Proposed a faster convergence interference nulling algorithm.

Developed an optimal grouping strategy to maximize DoF.

Designed a new RMAPDA framework for cache management.

Abstract

Reconfigurable Intelligent Surface (RIS) has emerged as a promising technology to enhance the wireless propagation environment for next-generation wireless communication systems. This paper introduces a new RIS-assisted multiple-antenna coded caching problem. Unlike the existing multi-antenna coded caching models, our considered model incorporates a passive RIS with a limited number of elements aimed at enhancing the multicast gain (i.e., Degrees of Freedom (DoF)). The system consists of a server equipped with multiple antennas and several single-antenna users. The RIS, which functions as a passive and configurable relay, improves communication by selectively erasing certain transmission paths between transmit and receive antennas, thereby reducing interference. We first propose a new RIS-assisted interference nulling algorithm to determine the phase-shift coefficients of the RIS. This algorithm achieves faster convergence compared to the existing approach. By strategically nulling certain interference paths in each time slot, the transmission process is divided into multiple interference-free groups. Each group consists of a set of transmit antennas that serve a corresponding set of users without any interference from other groups. The optimal grouping strategy to maximize the DoF is formulated as a combinatorial optimization problem.
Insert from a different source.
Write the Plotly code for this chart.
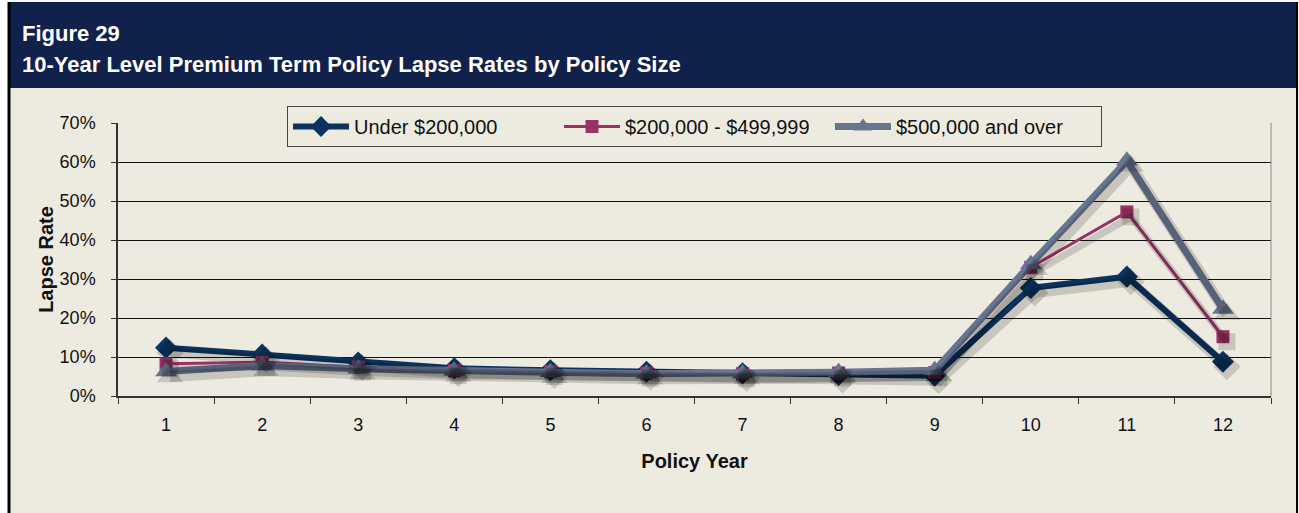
import plotly.graph_objects as go

years = [str(i) for i in range(1, 13)]
under_200k = [12.4, 10.6, 8.6, 7.1, 6.6, 6.2, 5.8, 5.4, 5.2, 27.7, 30.6, 8.8]
mid_200k_500k = [8.3, 8.7, 7.4, 6.5, 6.3, 5.9, 5.7, 5.9, 6.0, 33.0, 47.2, 15.2]
over_500k = [6.3, 7.8, 7.0, 6.4, 6.1, 5.7, 5.8, 6.1, 6.6, 33.8, 60.3, 22.3]
y_ticks = [0, 10, 20, 30, 40, 50, 60, 70]

W, H = 1299, 513
L, R, T, B = 118, 1271, 123, 396
bg = '#EDEBE0'
navy = '#10214B'
font_family = 'Liberation Sans, Arial, sans-serif'

series = [
    ('Under $200,000', under_200k, '#0B335F', 6, 'diamond', 17),
    ('$200,000 - $499,999', mid_200k_500k, '#993366', 3, 'square', 13),
    ('$500,000 and over', over_500k, '#687591', 7, 'triangle-up', 19),
]

fig = go.Figure()

# soft drop shadows on an offset overlay axis
for name, vals, color, width, sym, size in series:
    fig.add_trace(go.Scatter(
        x=years, y=vals, xaxis='x2', yaxis='y2', mode='lines+markers',
        line=dict(color='rgba(0,0,0,0.16)', width=width + 4),
        marker=dict(symbol=sym, size=size + 4, color='rgba(0,0,0,0.16)'),
        showlegend=False, hoverinfo='skip'))

for name, vals, color, width, sym, size in series:
    fig.add_trace(go.Scatter(
        x=years, y=vals, mode='lines+markers', name=name,
        line=dict(color=color, width=width),
        marker=dict(symbol=sym, size=size, color=color)))

def px(x):
    return (x - L) / (R - L)

def py(y):
    return (B - y) / (B - T)

shapes = [
    dict(type='rect', xref='paper', yref='paper', x0=px(0), x1=px(8), y0=py(H), y1=py(0),
         fillcolor='white', line_width=0, layer='below'),
    dict(type='rect', xref='paper', yref='paper', x0=px(0), x1=px(W), y0=py(2), y1=py(0),
         fillcolor='white', line_width=0, layer='below'),
    dict(type='rect', xref='paper', yref='paper', x0=px(8), x1=px(1298), y0=py(88), y1=py(2),
         fillcolor=navy, line_width=0),
    dict(type='line', xref='paper', yref='paper', x0=px(9), x1=px(9), y0=py(H), y1=py(2),
         line=dict(color='black', width=3)),
    dict(type='line', xref='paper', yref='paper', x0=px(1297), x1=px(1297), y0=py(H), y1=py(2),
         line=dict(color='black', width=2)),
    dict(type='line', xref='paper', yref='paper', x0=1, x1=1, y0=0, y1=1,
         line=dict(color='#888888', width=1)),
]

title_font = dict(family=font_family, size=22, color='white')
annotations = [
    dict(text='<b>Figure 29</b>', xref='paper', yref='paper', x=px(20), y=py(33),
         xanchor='left', yanchor='middle', showarrow=False, font=title_font),
    dict(text='<b>10-Year Level Premium Term Policy Lapse Rates by Policy Size</b>', xref='paper',
         yref='paper', x=px(20), y=py(64), xanchor='left', yanchor='middle', showarrow=False,
         font=title_font),
]

shift_x = 4 / ((R - L) / 12)
shift_y = 5 / ((B - T) / 70)

fig.update_layout(
    width=W, height=H,
    margin=dict(l=L, r=W - R, t=T, b=H - B),
    paper_bgcolor=bg, plot_bgcolor=bg,
    font=dict(family=font_family, size=18, color='#111111'),
    shapes=shapes, annotations=annotations,
    xaxis=dict(type='category', range=[-0.5, 11.5], tickson='boundaries', ticks='outside',
               ticklen=6, tickcolor='#333333', showline=True, linecolor='#333333', linewidth=1.5,
               showgrid=False, ticklabelstandoff=12,
               title=dict(text='<b>Policy Year</b>', font=dict(size=20), standoff=20)),
    yaxis=dict(range=[0, 70], tickvals=y_ticks, ticktext=[f'{v}%' for v in y_ticks],
               ticks='outside', ticklen=5, tickcolor='#333333', showline=True,
               linecolor='#333333', linewidth=1.5, gridcolor='#111111', gridwidth=1,
               zeroline=False, ticklabelstandoff=12,
               title=dict(text='<b>Lapse Rate</b>', font=dict(size=20), standoff=1)),
    xaxis2=dict(type='category', overlaying='x', range=[-0.5 - shift_x, 11.5 - shift_x],
                visible=False),
    yaxis2=dict(overlaying='y', range=[shift_y, 70 + shift_y], visible=False),
    legend=dict(orientation='h', x=0.5, xanchor='center', y=py(106), yanchor='top',
                bgcolor=bg, bordercolor='#444444', borderwidth=1,
                font=dict(size=20), itemwidth=56, entrywidth=200, entrywidthmode='pixels'),
    showlegend=True,
)

fig.write_html('out.html', config={'displayModeBar': False},
               post_script="document.body.style.margin='0';")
To efficiently solve this, we design a low-complexity algorithm that identifies the optimal solution and develops a corresponding coded caching scheme to achieve the maximum DoF. Building on the optimal grouping strategy, we introduce a new framework, referred to as RIS-assisted Multiple-Antenna Placement Delivery Array (RMAPDA), to construct the cache placement and delivery phases. Then we propose a general RMAPDA design to achieve the maximum DoF under the optimal grouping strategy.